Clearly trying to shift the focus from his client, he demanded a federal investigation into what he called "theft, fraud and deceit".
Most experts expected the trial to go ahead, even as they agreed Mr McVeigh's chances of a fair trial had been severely compromised. "Move the trial? Where?" asked a former Colorado judge, Jim Carrigan. "Maybe Tahiti. You'd have to find someone living under a rock who doesn't know anything about this case."
Even by the free-for-all standards of US court reporting, the News' story was pushing the limit. It appeared just as potential jurors in Colorado, where the case was moved in an attempt to find a more impartial jury, were returning questionnaires to the judge.
But the publication of privileged lawyer-client conversations, with virtually no chance of their ever reaching the jury, in a capital case, appears unprecedented.
"I don't think we should have a system that allows a newspaper to publish such material," said Professor Mueller. "This is not serving the public interest." It is virtually impossible in the US, barring an immediate risk to national security, to obtain a "prior restraint" injunction to stop a newspaper printing.

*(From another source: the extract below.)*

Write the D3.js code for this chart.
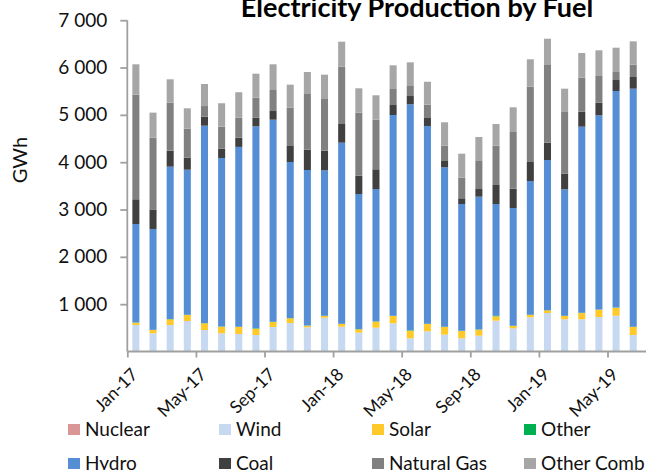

In any case, shortly after it contacted Mr Jones for comment, the News published its scoop electronically on its World Wide Web page several hours before it went to press. The move underlined the emerging role of the Internet in the news business, even as it heightened the story's impact. Mr McVeigh has pleaded not guilty, with his alleged co-conspirator, James Nichols, who is to be tried separately. Even in public interviews arranged by his defence, he has not directly denied the bombing. "The only way we can really answer that is by saying we are going to plead not guilty," he said in July 1995 after Newsweek reporters asked: "Did you do it?"